Dass der Besiegte später sein zu seltenes Nachsetzen mit „zu großer Aufregung“ erklären wollte, klang angesichts der Erfahrung aus 46 Profi- und 21 WM-Kämpfen ebenso seltsam wie die Einschätzung, Usyk „mit meinen Schlägen schwer getroffen“ zu haben. „Wenn er damit die Tiefschläge meint, dann stimmt das“, kommentierte der als Favorit für das neue Turnierformat an Position eins der Setzliste platzierte Osteuropäer süffisant. Promoter Kalle Sauerland, für den WBSS-Veranstalter Comosa als Head of Boxing eingesetzt, rechnete Usyk hoch an, dass er nach Hucks Nachschlagen nicht liegen geblieben war. „Da hätte der Kampf schon abgebrochen werden können, wenn er eine Verletzung simuliert hätte. Aber er ist aufgestanden und wollte weitermachen. Das zeichnet einen wahren Champion aus“, sagte Sauerland.

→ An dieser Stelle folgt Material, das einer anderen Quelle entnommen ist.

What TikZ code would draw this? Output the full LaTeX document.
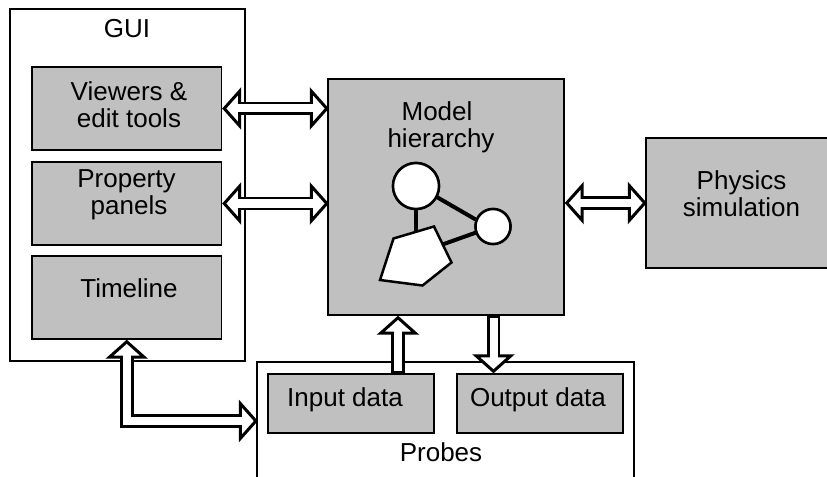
\documentclass[tikz,border=0pt]{standalone}
\usepackage{fontspec}
\setmainfont{Liberation Sans}
\usetikzlibrary{arrows.meta}
\definecolor{boxgrey}{RGB}{192,192,192}
\tikzset{
  whitebox/.style={draw=black,fill=white,line width=0.024cm,inner sep=0pt},
  greybox/.style={draw=black,fill=boxgrey,line width=0.028cm,inner sep=0pt},
  boxtext/.style={align=center,inner sep=0pt,font=\fontsize{14.8}{15.2}\selectfont},
  bighead/.tip={Triangle[open,fill=white,length=0.38cm,width=0.84cm,line width=0.06cm]},
  bigboth/.style={line width=0.27cm,bighead-bighead,shorten >=-0.03cm,
    postaction={draw=white,line width=0.16cm,-,shorten <=0.28cm,shorten >=0.25cm}},
  bigone/.style={line width=0.27cm,-bighead,
    postaction={draw=white,line width=0.16cm,-,shorten <=0.055cm,shorten >=0.28cm}},
  blob/.style={circle,draw=black,fill=white,line width=0.05cm,inner sep=0pt},
  link/.style={line width=0.08cm}
}
\begin{document}
\begin{tikzpicture}
\useasboundingbox (0,0) rectangle (16.54,9.52);

\node[whitebox,minimum width=4.7cm,minimum height=7.04cm](gui) at (2.55,5.82){};
\node[whitebox,minimum width=7.54cm,minimum height=2.36cm](probes) at (8.91,1.1){};
\node[greybox,minimum width=3.79cm,minimum height=1.66cm](viewers) at (2.535,7.35){};
\node[greybox,minimum width=3.79cm,minimum height=1.66cm](panels) at (2.535,5.45){};
\node[greybox,minimum width=3.79cm,minimum height=1.66cm](timeline) at (2.535,3.57){};
\node[greybox,minimum width=4.72cm,minimum height=4.72cm](model) at (8.92,5.58){};
\node[greybox,minimum width=3.84cm,minimum height=2.6cm](physics) at (14.84,5.46){};
\node[greybox,minimum width=3.32cm,minimum height=1.18cm](input) at (7.02,1.45){};
\node[greybox,minimum width=3.32cm,minimum height=1.18cm](output) at (10.8,1.45){};

\node[boxtext](guitext) at (2.54,8.94){GUI};
\node[boxtext](viewerstext) at (2.58,7.43){Viewers \&\\edit tools};
\node[boxtext](panelstext) at (2.53,5.62){Property\\\hspace*{0.1cm}panels};
\node[boxtext](timelinetext) at (2.58,3.76){Timeline};
\node[boxtext](modeltext) at (8.82,6.98){Model\hspace*{0.16cm}\\hierarchy};
\node[boxtext](physicstext) at (14.83,5.64){Physics\\simulation};
\node[boxtext](inputtext) at (6.9,1.53){Input data};
\node[boxtext](outputtext) at (10.76,1.53){Output data};
\node[boxtext](probestext) at (8.82,0.47){Probes};

\coordinate (inport) at (7.96,1.45);
\coordinate (outport) at (9.87,1.45);
\draw[bigboth](viewers.east)--(viewers.east -| model.west);
\draw[bigboth](panels.east)--(panels.east -| model.west);
\draw[bigboth](model.east |- physics.west)--(physics.west);
\draw[bigone](inport |- input.north)--(inport |- model.south);
\draw[bigone](outport |- model.south)--(outport |- output.north);
\draw[bigboth](timeline.south)|-(probes.west);

\node[blob,minimum size=0.92cm](bigblob) at (8.32,5.8){};
\node[blob,minimum size=0.7cm](smallblob) at (9.86,4.99){};
\coordinate (penta1) at (7.87,4.75);
\coordinate (penta2) at (8.68,4.99);
\coordinate (penta3) at (9.03,4.27);
\coordinate (penta4) at (8.45,3.81);
\coordinate (penta5) at (7.6,3.92);
\coordinate (pentatop) at (8.32,4.7);
\coordinate (pentaside) at (8.85,4.63);
\draw[link](bigblob.-28)--(smallblob.158);
\draw[link](bigblob)--(pentatop);
\draw[link](smallblob)--(pentaside);
\node[blob,minimum size=0.92cm] at (bigblob){};
\node[blob,minimum size=0.7cm] at (smallblob){};
\filldraw[fill=white,line width=0.05cm](penta1)--(penta2)--(penta3)--(penta4)--(penta5)--cycle;
\end{tikzpicture}
\end{document}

Marco Huck muss sich Fragen nach seiner Zukunft stellen

Während Usyk nun am 30. September entspannt nach Riga schauen kann, wenn WBC-Champion Briedis und der Kubaner Mike Perez seinen Halbfinalgegner ermitteln, musste sich Huck den Fragen nach seiner Zukunft stellen. Auch wenn er bekannte, zunächst einmal Urlaub machen „und alles sacken lassen“ zu wollen – ein Karriereende zieht er nicht in Betracht. „Ich habe mich gegen einen sehr starken Gegner wacker geschlagen. Immer wenn ich kämpfe, sind die Fans begeistert“, sagte er.

Trainer Conny Mittermeier hatte ebenfalls die nötigen Ansätze gesehen, um noch einmal einen neuen Anlauf vertreten zu können. „Marco hat Usyk zu viel schlagen lassen und ist zu wenig nachgegangen. Aber immer wenn er dazwischengehauen hat, hat es gut ausgeschaut“, sagte der Stuttgarter. Ulli Wegner, als Cheftrainer einst Hucks Weltmeistermacher, hatte eine andere Meinung: „Marco braucht mehr Führung“, sagte der 75-Jährige – und meinte damit seine Führung. Auch die jedoch hätte gegen Usyks Übermacht kaum mehr auszurichten vermocht. Deshalb bleibt festzuhalten, dass Marco Huck vor allem eins braucht, wenn er nicht wie der schwarze Ritter enden will: die Einsicht, dass es für ganz oben nicht mehr reicht.